What is the size of a chamber in an IDZK?
Chamber dimensions are fixed in the following way:
- The width of a chamber is equal to the width of the trench.
- The length of a chamber depends on the size of the brick. One chamber consists of six rows/lines of bricks. The thickness of each row is equal to the length of a brick. A gap of about half a brick length is left between two consecutive rows. The length of a chamber usually varies between 6 and 7 foot (1.82–2.13 m).
How are bricks arranged in a chamber in an IDZK?
In a chamber, bricks are arranged according to the following method:
- Generally, bricks are arranged in a chamber in six lines/rows consisting of one ‘end row’ and five ‘middle rows’. The thickness of each row is equal to the length of a brick. A gap of about half a brick length is left between two consecutive rows.
- Middle rows of the chamber consist of several columns of bricks. All columns, except two columns adjacent to the walls, in a row are of the same size in a Zigzag Kiln.
- The last row (sixth row) of the chamber is like a brick wall with a few openings left for the flow of air/hot gases.
- The number and size of columns depend on the production capacity of the kiln and the width of the trench.
- Adjoining rows are joined together by bricks, called bandhan, at multiple levels to make the brick setting structurally stable.
- Adjoining columns of a row are joined together by a pair of bricks, called jodi, at multiple levels to make the brick setting structurally stable and during firing, to give fuel space to be lodged onto them.
How are the openings for air-flow at the end of a chamber arranged in an IDZK?
In the last row in each chamber (in the direction of air flow), i.e., the chamber walls, a set of two to three openings adjacent to Miyana/outer wall and, a set of four to six openings adjacent to the mid-plane of the chamber are made.

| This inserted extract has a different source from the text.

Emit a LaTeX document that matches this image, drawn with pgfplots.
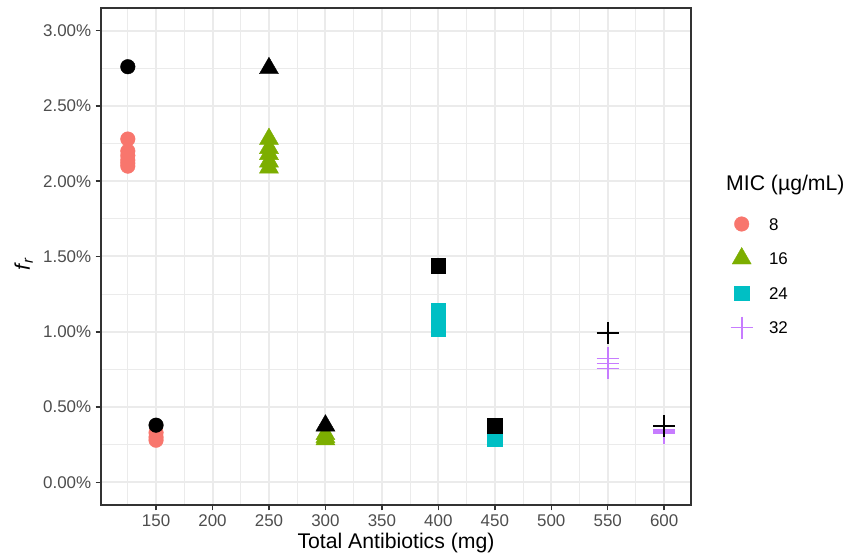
\documentclass[border=0pt]{standalone}
\usepackage{pgfplots}
\pgfplotsset{compat=1.18}
\usepackage{fontspec}
\setmainfont{Liberation Sans}
\definecolor{c8}{HTML}{F8766D}
\definecolor{c16}{HTML}{7CAE00}
\definecolor{c24}{HTML}{00BFC4}
\definecolor{c32}{HTML}{C77CFF}
\definecolor{grid92}{HTML}{EBEBEB}
\definecolor{grey20}{HTML}{333333}
\definecolor{grey30}{HTML}{4D4D4D}
\begin{document}
\begin{tikzpicture}
\path[use as bounding box] (-101bp,-50bp) rectangle (744bp,505bp);
\begin{axis}[
  at={(0,0)}, anchor=south west, name=ax,
  scale only axis, width=590bp, height=497bp,
  xmin=101.25, xmax=623.75, ymin=-0.15, ymax=3.15,
  xtick={150,200,...,600}, minor xtick={125,175,...,575},
  ytick={0,0.5,...,3}, minor ytick={0.25,0.75,...,2.75},
  grid=both,
  major grid style={draw=grid92, line width=2bp},
  minor grid style={draw=grid92, line width=1bp},
  tick align=outside, major tick length=5.3bp, minor tick length=0pt,
  xtick pos=left, ytick pos=left,
  tick style={draw=grey20, line width=1.5bp},
  axis line style={draw=grey20, line width=1.5bp},
  /pgf/number format/assume math mode=true,
  ticklabel style={font=\fontsize{17}{20}\selectfont, text=grey30, inner sep=0pt},
  xticklabel style={anchor=north, yshift=-4.3bp},
  yticklabel style={anchor=east, xshift=-4.3bp},
  yticklabel={\pgfmathprintnumber[fixed,fixed zerofill,precision=2]{\tick}\%},
  xticklabel={\pgfmathprintnumber[fixed,precision=0]{\tick}},
  xlabel={Total Antibiotics (mg)},
  xlabel style={at={(axis description cs:0.5,-0.0885)}, anchor=base, font=\fontsize{21.3}{24}\selectfont, inner sep=0pt},
  ylabel={\textit{f}\textsubscript{\textit{r}}},
  ylabel style={at={(axis description cs:-0.131,0.485)}, anchor=center, rotate=0, font=\fontsize{21.3}{24}\selectfont, inner sep=0pt},
  legend style={at={(axis description cs:1.0639,0.6001)}, anchor=north west, draw=none, fill=none,
    inner sep=0pt, outer sep=0pt, row sep=0pt,
    font=\fontsize{17}{20}\selectfont,
    nodes={inner sep=0pt, text height=12.2bp, text depth=0pt, anchor=west},
    /tikz/every odd column/.append style={column sep=14.3bp}},
  legend cell align=left,
  legend image code/.code={\path[draw=none,fill=none] (0bp,-17.25bp) rectangle (26bp,17.25bp); \draw[#1] plot coordinates {(13bp,0bp)};},
]
\addplot[only marks, mark=*, mark size=7.3bp, color=c8, line width=0.4bp] coordinates {
(125,2.28) (125,2.20) (125,2.17) (125,2.14) (125,2.12) (125,2.10)
(150,0.33) (150,0.30) (150,0.28)};
\addlegendentry{8}
\addplot[only marks, mark=triangle*, mark size=11bp, color=c16, line width=0.4bp] coordinates {
(250,2.28) (250,2.22) (250,2.18) (250,2.13) (250,2.09)
(300,0.32) (300,0.30) (300,0.285)};
\addlegendentry{16}
\addplot[only marks, mark=square*, mark size=7.2bp, color=c24, line width=0.4bp] coordinates {
(400,1.14) (400,1.10) (400,1.06) (400,1.02)
(450,0.32) (450,0.30) (450,0.285)};
\addlegendentry{24}
\addplot[only marks, mark=+, mark size=11bp, color=c32, line width=1.6bp] coordinates {
(550,0.823) (550,0.79) (550,0.757)
(600,0.35) (600,0.34) (600,0.33)};
\addlegendentry{32}
\addplot[only marks, mark=*, mark size=7.3bp, color=black, line width=0.4bp, forget plot] coordinates {
(125,2.76) (150,0.38)};
\addplot[only marks, mark=triangle*, mark size=11bp, color=black, line width=0.4bp, forget plot] coordinates {
(250,2.75) (300,0.377)};
\addplot[only marks, mark=square*, mark size=7.2bp, color=black, line width=0.4bp, forget plot] coordinates {
(400,1.44) (450,0.376)};
\addplot[only marks, mark=+, mark size=11bp, color=black, line width=1.6bp, forget plot] coordinates {
(550,0.993) (600,0.375)};
\end{axis}
\node[anchor=base west, inner sep=0pt, font=\fontsize{21.3}{24}\selectfont] at (625bp,314.6bp) {MIC (µg/mL)};
\end{tikzpicture}
\end{document}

Number of openings in the set adjacent to the mid-plane must be even in number. In the set of gaps near the walls, number of openings must be half the number of openings adjacent to the mid-plane. In a given chamber wall, these two sets of gaps are made on opposite sides of the mid-plane. In the next chamber these sets of gaps interchange their sides with respect to the mid-plane. In this way these sets of gaps interchange their position turn by turn in the upcoming chambers.
This arrangement of openings in the chambers results in the zigzag flow of air and is repeated throughout the length of the rectangular trench.
How is the air made to follow a zigzag path in an IDZK?
As shown in the above diagram, the openings in the wall of a given chamber are not in-line with the openings in the wall of the last chamber. This staggered arrangement of gaps in the chamber wall ensures that air/hot gases entering through the openings near the Miyana/outer wall flow towards the middle to be exited through the gaps left adjacent to the mid-plane of the chamber. Similarly, part of air/hot gases entering through the gaps near the middle will flow towards the Miyana or outer wall to be exited through the gaps left at the corner of the chamber.
This Zigzag flow pattern is repeated in alternating chambers throughout the length of the rectangular trench.
How is the brick setting done in the Gully region of an IDZK?
The zigzag brick setting is done only in the longer lengths of the rectangular trench. In the shorter lengths of the rectangular trench, which is called gully, brick setting is done as in FCBTK.
In the gully region (shorter length of the rectangular trench), all the rows, except the last row, are made of equally spaced same size brick columns in exactly the same way as in an FCBTK. Air flows in a straight-line path in this region. At the entry and the exit of the gully region, the openings are left only near the outer wall end of the trench. This arrangement ensures that the air also flows through the extreme corner of the trench thereby exchanging heat with as many bricks as possible. The openings at only the outer wall end also prevent short-circuiting of the air flow near the Miyana of the kiln.